Before you put your child or teen on an airplane along, here’s what you need to know:
–If possible, avoid sending your child solo on their first flight.
–Carefully check the website of your airline for the rules and fees for unaccompanied minors because they vary greatly.
–Arrive at the airport early because you will be required to fill out the necessary forms.. Make sure you have the names, phone numbers and addresses for those picking up your child at the other end. Give your child a card with that information as well. Make sure they know where to reach you as well.
–Make sure they know where they are going and instruct them to speak up if the pilot says they are going to Boston and they know they are supposed to be going to Cleveland, they need to speak up—immediately!
–Some airlines permit young teens as young as 12 to fly without supervision. You can ask and pay for the service for them if you prefer they aren’t on their own. You can also ask for a gate pass to accompany your teen through security, though he no longer is an unaccompanied minor.
–If your teen is old enough to fly without supervision but looks young, bring along a copy of her birth certificate or passport. Otherwise, children under 18 are not required to show photo ID.
–Play the “what if” game with the kids . What if their flight is diverted ( airline personnel will take care of them) what if grandpa is late picking them up (airline personnel will stay with them until grandpa arrives) what if they feel sick on board (tell the flight attendant)
–Make sure teens who are flying as adults know they must speak up if their flight is delayed or a connecting flight cancelled so that airline personnel can make sure they’re not stranded on their own. Make sure they have some money and a cell phone.

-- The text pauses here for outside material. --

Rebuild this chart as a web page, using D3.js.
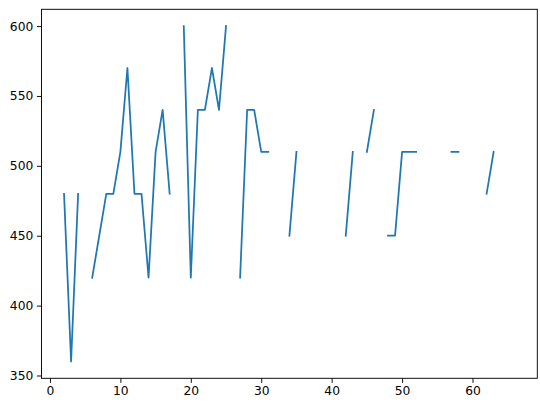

–Don’t rely on the airline to entertain or feed the kids. Make sure to pack a sandwich, empty water bottle they can fill once through security, snacks and plenty to entertain your child. Explain to the younger kids that they’ll have to entertain themselves, that the flight attendants are too busy to play with them. Stash a new toy, movie, or book in their backpack along with a favorite treat.
–Instruct those picking up the children to arrive early and to bring photo id. The airline won’t release your children without it.
–Stay at the airport until your child’s flight is airborne– In the event of a mechanical problem that brings the plane back.
–Act confident! If your children sense that you’re nervous about putting them on the plane, they’ll be nervous too.